UK Gambling in Foucs
The annual Labour party conference in Liverpool this Sunday could focus on potential gambling policies. Labour’s Deputy Leader Tom Watson earlier declared gambling a “public health emergency.” His comments were based on the results of a recent inquiry commissioned by the party which suggests that out of 430,000 identified gambling addicts in the UK, 25,000 are aged 16 or less.
Per Watson’s previous comments, introducing a “whistle-to-whistle” ban on gambling advertisements during sporting events could be one of the party’s focus points. He believes that gambling during live sporting events is particularly bad for groups vulnerable to problem gambling. The Committee of Advertising Practice and Broadcast Committee of Advertising Practice has announced bans on advertisements that ask users to “bet now” during a live sports broadcasts.
Watson emphasized that the party is not anti-gambling but seeks to introduce new, stricter updates to the existing regulations. He noted that even the industry suggests that TV advertising for gambling and sports betting is getting out of hand.

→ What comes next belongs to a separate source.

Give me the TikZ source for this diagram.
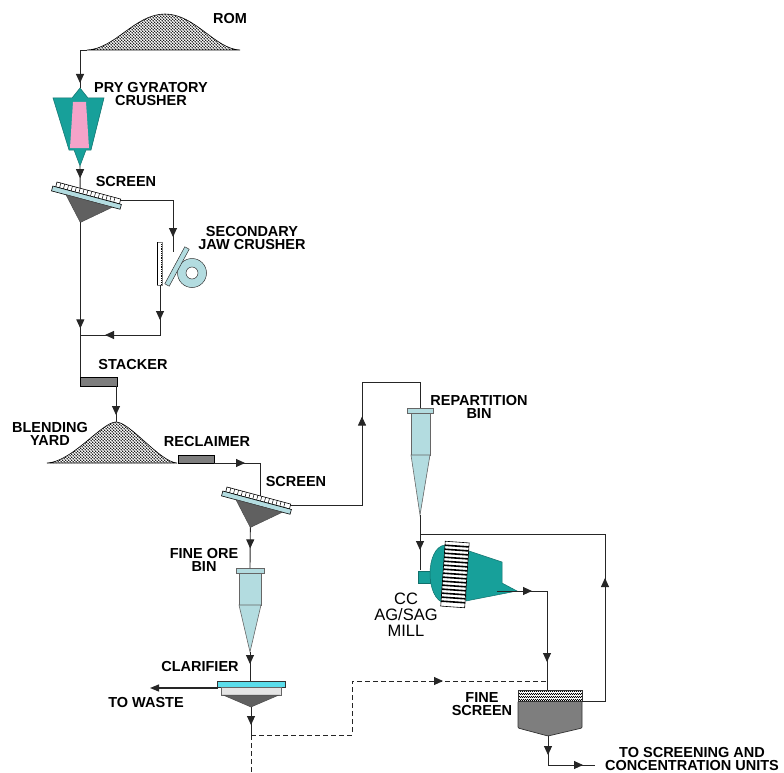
\documentclass[tikz,border=0pt]{standalone}
\usepackage{fontspec}
\setmainfont{Liberation Sans}
\usetikzlibrary{arrows.meta,decorations.markings,patterns}
\definecolor{millteal}{HTML}{17A09A}
\definecolor{linerpink}{HTML}{F4A3C9}
\definecolor{binblue}{HTML}{B3DCE0}
\definecolor{clarcyan}{HTML}{5BDDEB}
\definecolor{beltgray}{HTML}{7E7E7E}
\pgfdeclarepatternformonly{piledots}{\pgfpointorigin}{\pgfqpoint{3.4pt}{3.4pt}}{\pgfqpoint{3.4pt}{3.4pt}}{%
  \pgfpathcircle{\pgfqpoint{0.85pt}{0.85pt}}{0.9pt}%
  \pgfpathcircle{\pgfqpoint{2.55pt}{2.55pt}}{0.9pt}%
  \pgfusepath{fill}}
\pgfdeclarepatternformonly{meshdots}{\pgfpointorigin}{\pgfqpoint{2.4pt}{2.4pt}}{\pgfqpoint{2.4pt}{2.4pt}}{%
  \pgfpathcircle{\pgfqpoint{0.6pt}{0.6pt}}{0.85pt}%
  \pgfpathcircle{\pgfqpoint{1.8pt}{1.8pt}}{0.85pt}%
  \pgfusepath{fill}}

\begin{document}
\begin{tikzpicture}[x=1pt,y=-1pt,
    flow/.style={draw=black!85, line width=0.9pt},
    arr/.style={postaction={decorate,decoration={markings,mark=at position #1 with {\arrow{Triangle[length=9pt,width=8pt]}}}}},
    lbl/.style={font=\bfseries\fontsize{14.5}{13}\selectfont, align=center, inner sep=0pt},
    pile/.style={draw=black, line width=0.6pt, pattern=piledots},
    belt/.style={draw=black, line width=0.6pt, fill=beltgray},
    binbox/.style={draw=black!60, line width=0.6pt, fill=binblue},
    vibscreen/.pic={
        \draw[fill=white, line width=0.6pt] (0,0) rectangle (66,5);
        \foreach \u in {4,8,...,62} \draw[line width=0.5pt] (\u,0) -- (\u,5);
        \draw[fill=binblue, line width=0.6pt] (-3,5) rectangle (68,10);
        \draw[fill=gray!75!black, draw=black!70, line width=0.5pt] (12,10) -- (60,10) -- (33,33) -- cycle;
        \coordinate (-in) at (#1,0);
        \coordinate (-out) at (66,1);
        \coordinate (-apex) at (33,33);
    }]
\useasboundingbox (0,0) rectangle (784,773);

\coordinate (rom-foot) at (87,50);
\coordinate (cr-top) at (80,88);
\coordinate (cr-bot) at (80,166);
\coordinate (jaw-in) at (173,252);
\coordinate (jaw-bot) at (160,285);
\coordinate (j1) at (80,335);
\coordinate (stk-l) at (80,377);
\coordinate (stk-r) at (116,386);
\coordinate (yard-top) at (116,422);
\coordinate (recl-r) at (214,463);
\coordinate (c1) at (362,382);
\coordinate (rb-top) at (420,408);
\coordinate (rb-apex) at (420,515);
\coordinate (rb-split) at (420,534);
\coordinate (mill-in) at (420,570);
\coordinate (mill-out) at (497,591);
\coordinate (fob-top) at (250,568);
\coordinate (fob-apex) at (250,652);
\coordinate (clar-top) at (250,681);
\coordinate (clar-left) at (218,688);
\coordinate (waste) at (150,688);
\coordinate (clar-apex) at (251,707);
\coordinate (dash-split) at (251,735);
\coordinate (dash-end) at (251,773);
\coordinate (c2) at (352,681);
\coordinate (fs-top) at (547,690);
\coordinate (fs-right) at (582,701);
\coordinate (fs-apex) at (548,736);
\coordinate (c3) at (605,534);
\coordinate (prod) at (595,765);

% ROM pile and primary crusher
\draw[pile] (87,50) .. controls (115,49) and (135,14) .. (165,14) .. controls (195,14) and (215,49) .. (240,50) -- cycle;
\draw[fill=millteal, draw=millteal!70!black, line width=0.5pt] (53,98) -- (72,98) -- (80,88) -- (88,98) -- (104,98) -- (91,150) -- (86,150) -- (80,166) -- (74,150) -- (69,150) -- cycle;
\fill[linerpink] (73,102) -- (86,102) -- (89,148) -- (70,148) -- cycle;

% screens
\pic[rotate=-15] (s1) at (57,182) {vibscreen=24};
\pic[rotate=-15] (s2) at (227,487) {vibscreen=35};

% secondary jaw crusher
\draw[fill=white, draw=black!50, line width=0.5pt] (157,242) rectangle (162,285);
\draw[line width=0.8pt] (157,242) -- (157,285);
\draw[densely dotted, line width=0.8pt] (161,244) -- (161,284);
\draw[fill=binblue, draw=black!80, line width=0.5pt] (192,273) circle (14.5);
\draw[fill=white, draw=black!80, line width=0.5pt] (192,273) circle (6);
\draw[fill=binblue, draw=black!80, line width=0.5pt] (164.8,283.8) -- (184.8,246.8) -- (189.2,249.2) -- (169.2,286.2) -- cycle;

% stacker, blending yard, reclaimer
\draw[belt] (80,377) rectangle (117,386);
\draw[pile] (47,463) .. controls (72,462) and (102,422) .. (116,422) .. controls (130,422) and (160,462) .. (177,463) -- cycle;
\draw[belt] (178,455) rectangle (214,463);

% bins
\draw[binbox] (411,413) rectangle (430,455);
\draw[binbox] (411,455) -- (430,455) -- (420,515) -- cycle;
\draw[binbox] (407,408) rectangle (433,413);
\draw[binbox] (239,573) rectangle (261,605);
\draw[binbox] (239,605) -- (261,605) -- (250,652) -- cycle;
\draw[binbox] (236,568) rectangle (264,573);

% mill
\draw[fill=millteal, draw=millteal!70!black, line width=0.5pt] (418,571) rectangle (430,583);
\draw[fill=millteal, draw=millteal!70!black, line width=0.5pt] (445,545) .. controls (425,547) and (425,600) .. (445,603) -- cycle;
\draw[fill=millteal, draw=millteal!70!black, line width=0.5pt] (466,550) -- (502,562) -- (502,583) -- (517,591) -- (466,601) -- cycle;
\begin{scope}[rotate around={-4:(455,574)}]
\draw[fill=white, line width=0.6pt] (443,542) rectangle (467,607);
\foreach \v in {546,550,...,604} \draw[line width=1.6pt] (443,\v) -- (467,\v);
\end{scope}

% clarifier
\draw[fill=clarcyan, draw=black!80, line width=0.6pt] (217,681) rectangle (285,687);
\draw[fill=gray!20, draw=black!60, line width=0.5pt] (221,687) rectangle (281,695);
\draw[fill=gray!75!black, draw=black!70, line width=0.5pt] (223,695) -- (251,707) -- (279,695) -- cycle;

% fine screen
\draw[fill=beltgray, draw=black!80, line width=0.7pt, rounded corners=1pt] (518,701) -- (518,728) -- (548,736) -- (582,728) -- (582,701) -- cycle;
\fill[white] (518,690) rectangle (582,701);
\draw[draw=black!80, line width=0.6pt, pattern=meshdots] (518,690) rectangle (582,701);

% flows
\draw[flow, arr=-5pt] (rom-foot) -| (cr-top);
\draw[flow, arr=-10pt] (cr-bot) -- (s1-in);
\draw[flow, arr=-15pt] (s1-out) -| (jaw-in);
\draw[flow, arr=106pt] (s1-apex) -- (s1-apex |- stk-l);
\draw[flow, arr=35pt, arr=105pt] (jaw-bot) |- (j1);
\draw[flow, arr=-7pt] (stk-r) -- (yard-top);
\draw[flow, arr=31pt] (recl-r) -| (s2-in);
\draw[flow, arr=21pt] (s2-apex) -- (fob-top);
\draw[flow, arr=160pt] (s2-out) -| (c1) -| (rb-top);
\draw[flow, arr=12pt] (fob-apex) -- (clar-top);
\draw[flow, line width=1.3pt, -{Triangle[length=9pt,width=7pt]}] (clar-left) -- (waste);
\draw[flow, arr=-10pt] (clar-apex) -- (dash-split);
\draw[flow, dash pattern=on 5pt off 3pt] (dash-split) -- (dash-end);
\draw[flow, dash pattern=on 5pt off 3pt, arr=246pt] (dash-split) -| (c2) -- (fs-top |- c2);
\draw[flow, arr=35pt] (rb-apex) -- (mill-in);
\draw[flow, arr=35pt, arr=121pt] (mill-out) -| (fs-top);
\draw[flow, arr=146pt] (fs-right) -| (c3) -- (rb-split);
\draw[flow, arr=19pt, arr=64pt] (fs-apex) |- (prod);

% labels
\node[lbl] (rom) at (230,19) {ROM};
\node[lbl] (pry) at (151,94) {PRY GYRATORY\\CRUSHER};
\node[lbl] (scr1) at (126,182) {SCREEN};
\node[lbl] (jaw) at (252,238.5) {SECONDARY\\JAW CRUSHER};
\node[lbl] (stk) at (133,365) {STACKER};
\node[lbl] (yard) at (50,433.5) {BLENDING\\YARD};
\node[lbl] (recl) at (207,442) {RECLAIMER};
\node[lbl] (scr2) at (296,482) {SCREEN};
\node[lbl] (rbin) at (479,406.5) {REPARTITION\\BIN};
\node[lbl] (fob) at (204,560) {FINE ORE\\BIN};
\node[align=center, inner sep=0pt, font=\fontsize{16.5}{16}\selectfont] (mill) at (406,615) {CC\\AG/SAG\\MILL};
\node[lbl] (clar) at (200,667) {CLARIFIER};
\node[lbl] (tw) at (146,703) {TO WASTE};
\node[lbl] (fscr) at (482,704.5) {FINE\\SCREEN};
\node[lbl] (tsc) at (692,759) {TO SCREENING AND\\CONCENTRATION UNITS};
\end{tikzpicture}
\end{document}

The party could also discuss extending the ban on TV advertisements to team sponsorships. This year, roughly 60 percent of English football teams have found lucrative sponsorship from domestic and foreign gambling and sports betting companies. These deals include logos on team t-shirts. Ironically, numerous studies have shown that footballers are one of the groups most vulnerable to problem gambling.
The party could seek a voluntary removal of gambling logos from team shorts. The clubs who refuse could face legislative actions.
Labour could also discuss banning gambling using credit cards to promote responsible gambling behavior. Debit card gambling, according to Watson, would limit the funds available to players in several users but it would not solve the issue for people with bigger bank balanced who have problem gambling habits. If the proposal is taken forward by Labour, it could create a huge dent in the gambling industry revenue as 20 percent of current payments to the betting companies are made via credit cards.
He went on to claim that current gambling regulation is not sufficient to protect vulnerable groups and addicts from risks. He also said that patchy imposition of existing laws and frequent misdiagnosis of patients add up to UK’s gambling woes.
Gambling companies must also take more responsibility for the social implications of their products and contribute extensively to treatment and research, per Watson. The Conservatives have placed the blame on previous Labour governments that relaxed the laws in the industry.